- **WHAT IS NEEDED**: Return all of the data exactly, with nothing left out but the pictures.

>>>>>

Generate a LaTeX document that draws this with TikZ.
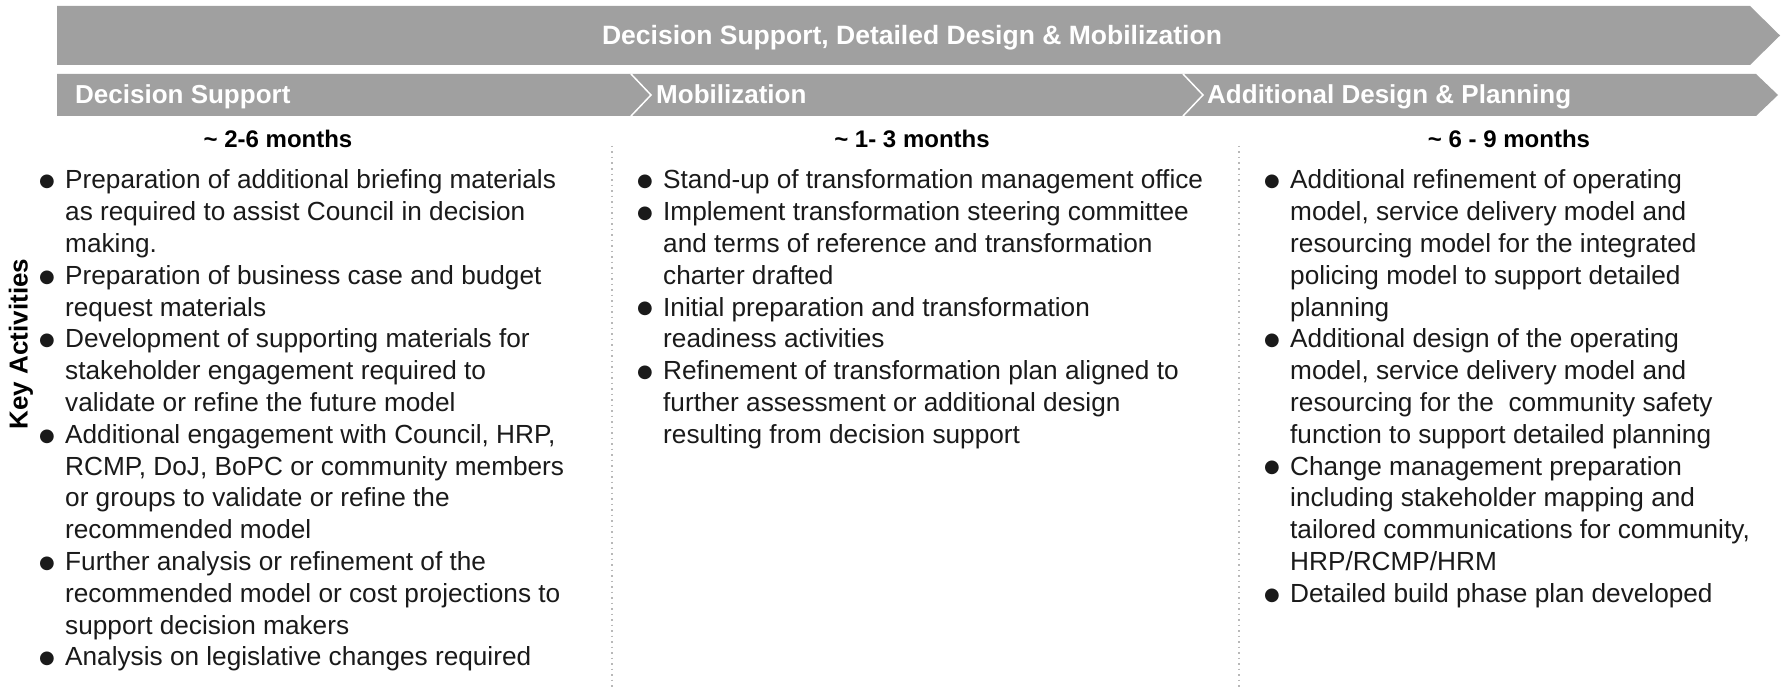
\documentclass[tikz,border=0pt]{standalone}
\usepackage{fontspec}
\setmainfont{Liberation Sans}
\newfontfamily\dejavu{DejaVu Sans}
\definecolor{bandgray}{HTML}{A0A0A0}
\definecolor{bodyblack}{HTML}{1A1A1A}
\definecolor{dotgray}{HTML}{B8B8B8}
\newcommand{\bodyfont}{\fontsize{26.2}{31.8}\selectfont}
\newcommand{\bm}{\raisebox{0.8pt}{$\vcenter{\hbox{\dejavu\fontsize{18}{18}\selectfont ●}}$}}
\begin{document}
\begin{tikzpicture}[x=1pt,y=-1pt,
  band/.style={fill=bandgray, draw=none},
  chev/.style={draw=white, line width=1.5pt},
  titletext/.style={text=white, font=\bfseries\fontsize{26.5}{30}\selectfont, anchor=base, inner sep=0pt},
  phasetext/.style={text=white, font=\bfseries\fontsize{26}{30}\selectfont, anchor=base west, inner sep=0pt},
  monthtext/.style={text=black, font=\bfseries\fontsize{24}{28}\selectfont, anchor=base, inner sep=0pt},
  coltext/.style={text=bodyblack, font=\bodyfont, anchor=base west, inner sep=0pt},
  sideline/.style={draw=dotgray, line width=1.2pt, dash pattern=on 1.5pt off 4pt},
  sidelabel/.style={text=black, font=\bfseries\fontsize{26}{30}\selectfont, rotate=90, inner sep=0pt}]
\useasboundingbox (0,0) rectangle (1783,690);
\fill[white] (0,0) rectangle (1783,690);
% top banner
\path[band] (57,6) -- (1750,6) -- (1780,35.5) -- (1750,65) -- (57,65) -- cycle;
\node[titletext] (title) at (912,44.8) {Decision Support, Detailed Design \& Mobilization};
% phase bar
\path[band] (57,74) -- (1756,74) -- (1778,95) -- (1756,116) -- (57,116) -- cycle;
\draw[chev] (631,74) -- (651,95) -- (631,116);
\draw[chev] (1183,74) -- (1203,95) -- (1183,116);
\node[phasetext] (p1) at (75,104) {Decision Support};
\node[phasetext] (p2) at (656,104) {Mobilization};
\node[phasetext] (p3) at (1207,104) {Additional Design \& Planning};
% months
\node[monthtext] (m1) at (278,147) {\textasciitilde{} 2-6 months};
\node[monthtext] (m2) at (912,147) {\textasciitilde{} 1- 3 months};
\node[monthtext] (m3) at (1509,147) {\textasciitilde{} 6 - 9 months};
% separators
\coordinate (s1t) at (612,146);
\coordinate (s1b) at (612,690);
\coordinate (s2t) at (1239,146);
\coordinate (s2b) at (1239,690);
\draw[sideline] (s1t) -- (s1b);
\draw[sideline] (s2t) -- (s2b);
% side label
\node[sidelabel] (ka) at (21,344) {Key Activities};
% column 1
\node[coltext] (c1) at (39,189) {\begin{tabular}[t]{@{}p{26pt}@{}l@{}}
\bm & Preparation of additional briefing materials\\
 & as required to assist Council in decision\\
 & making.\\
\bm & Preparation of business case and budget\\
 & request materials\\
\bm & Development of supporting materials for\\
 & stakeholder engagement required to\\
 & validate or refine the future model\\
\bm & Additional engagement with Council, HRP,\\
 & RCMP, DoJ, BoPC or community members\\
 & or groups to validate or refine the\\
 & recommended model\\
\bm & Further analysis or refinement of the\\
 & recommended model or cost projections to\\
 & support decision makers\\
\bm & Analysis on legislative changes required
\end{tabular}};
% column 2
\node[coltext] (c2) at (637,189) {\begin{tabular}[t]{@{}p{26pt}@{}l@{}}
\bm & Stand-up of transformation management office\\
\bm & Implement transformation steering committee\\
 & and terms of reference and transformation\\
 & charter drafted\\
\bm & Initial preparation and transformation\\
 & readiness activities\\
\bm & Refinement of transformation plan aligned to\\
 & further assessment or additional design\\
 & resulting from decision support
\end{tabular}};
% column 3
\node[coltext] (c3) at (1264,189) {\begin{tabular}[t]{@{}p{26pt}@{}l@{}}
\bm & Additional refinement of operating\\
 & model, service delivery model and\\
 & resourcing model for the integrated\\
 & policing model to support detailed\\
 & planning\\
\bm & Additional design of the operating\\
 & model, service delivery model and\\
 & resourcing for the \ community safety\\
 & function to support detailed planning\\
\bm & Change management preparation\\
 & including stakeholder mapping and\\
 & tailored communications for community,\\
 & HRP/RCMP/HRM\\
\bm & Detailed build phase plan developed
\end{tabular}};
\end{tikzpicture}
\end{document}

<<<<<

- **RESPONSE**:
Generate a LaTeX document that draws this with TikZ.
\documentclass[tikz,border=0pt]{standalone}
\usepackage{fontspec}
\setmainfont{Liberation Sans}
\newfontfamily\dejavu{DejaVu Sans}
\definecolor{bandgray}{HTML}{A0A0A0}
\definecolor{bodyblack}{HTML}{1A1A1A}
\definecolor{dotgray}{HTML}{B8B8B8}
\newcommand{\bodyfont}{\fontsize{26.2}{31.8}\selectfont}
\newcommand{\bm}{\raisebox{0.8pt}{$\vcenter{\hbox{\dejavu\fontsize{18}{18}\selectfont ●}}$}}
\begin{document}
\begin{tikzpicture}[x=1pt,y=-1pt,
  band/.style={fill=bandgray, draw=none},
  chev/.style={draw=white, line width=1.5pt},
  titletext/.style={text=white, font=\bfseries\fontsize{26.5}{30}\selectfont, anchor=base, inner sep=0pt},
  phasetext/.style={text=white, font=\bfseries\fontsize{26}{30}\selectfont, anchor=base west, inner sep=0pt},
  monthtext/.style={text=black, font=\bfseries\fontsize{24}{28}\selectfont, anchor=base, inner sep=0pt},
  coltext/.style={text=bodyblack, font=\bodyfont, anchor=base west, inner sep=0pt},
  sideline/.style={draw=dotgray, line width=1.2pt, dash pattern=on 1.5pt off 4pt},
  sidelabel/.style={text=black, font=\bfseries\fontsize{26}{30}\selectfont, rotate=90, inner sep=0pt}]
\useasboundingbox (0,0) rectangle (1783,690);
\fill[white] (0,0) rectangle (1783,690);
% top banner
\path[band] (57,6) -- (1750,6) -- (1780,35.5) -- (1750,65) -- (57,65) -- cycle;
\node[titletext] (title) at (912,44.8) {Decision Support, Detailed Design \& Mobilization};
% phase bar
\path[band] (57,74) -- (1756,74) -- (1778,95) -- (1756,116) -- (57,116) -- cycle;
\draw[chev] (631,74) -- (651,95) -- (631,116);
\draw[chev] (1183,74) -- (1203,95) -- (1183,116);
\node[phasetext] (p1) at (75,104) {Decision Support};
\node[phasetext] (p2) at (656,104) {Mobilization};
\node[phasetext] (p3) at (1207,104) {Additional Design \& Planning};
% months
\node[monthtext] (m1) at (278,147) {\textasciitilde{} 2-6 months};
\node[monthtext] (m2) at (912,147) {\textasciitilde{} 1- 3 months};
\node[monthtext] (m3) at (1509,147) {\textasciitilde{} 6 - 9 months};
% separators
\coordinate (s1t) at (612,146);
\coordinate (s1b) at (612,690);
\coordinate (s2t) at (1239,146);
\coordinate (s2b) at (1239,690);
\draw[sideline] (s1t) -- (s1b);
\draw[sideline] (s2t) -- (s2b);
% side label
\node[sidelabel] (ka) at (21,344) {Key Activities};
% column 1
\node[coltext] (c1) at (39,189) {\begin{tabular}[t]{@{}p{26pt}@{}l@{}}
\bm & Preparation of additional briefing materials\\
 & as required to assist Council in decision\\
 & making.\\
\bm & Preparation of business case and budget\\
 & request materials\\
\bm & Development of supporting materials for\\
 & stakeholder engagement required to\\
 & validate or refine the future model\\
\bm & Additional engagement with Council, HRP,\\
 & RCMP, DoJ, BoPC or community members\\
 & or groups to validate or refine the\\
 & recommended model\\
\bm & Further analysis or refinement of the\\
 & recommended model or cost projections to\\
 & support decision makers\\
\bm & Analysis on legislative changes required
\end{tabular}};
% column 2
\node[coltext] (c2) at (637,189) {\begin{tabular}[t]{@{}p{26pt}@{}l@{}}
\bm & Stand-up of transformation management office\\
\bm & Implement transformation steering committee\\
 & and terms of reference and transformation\\
 & charter drafted\\
\bm & Initial preparation and transformation\\
 & readiness activities\\
\bm & Refinement of transformation plan aligned to\\
 & further assessment or additional design\\
 & resulting from decision support
\end{tabular}};
% column 3
\node[coltext] (c3) at (1264,189) {\begin{tabular}[t]{@{}p{26pt}@{}l@{}}
\bm & Additional refinement of operating\\
 & model, service delivery model and\\
 & resourcing model for the integrated\\
 & policing model to support detailed\\
 & planning\\
\bm & Additional design of the operating\\
 & model, service delivery model and\\
 & resourcing for the \ community safety\\
 & function to support detailed planning\\
\bm & Change management preparation\\
 & including stakeholder mapping and\\
 & tailored communications for community,\\
 & HRP/RCMP/HRM\\
\bm & Detailed build phase plan developed
\end{tabular}};
\end{tikzpicture}
\end{document}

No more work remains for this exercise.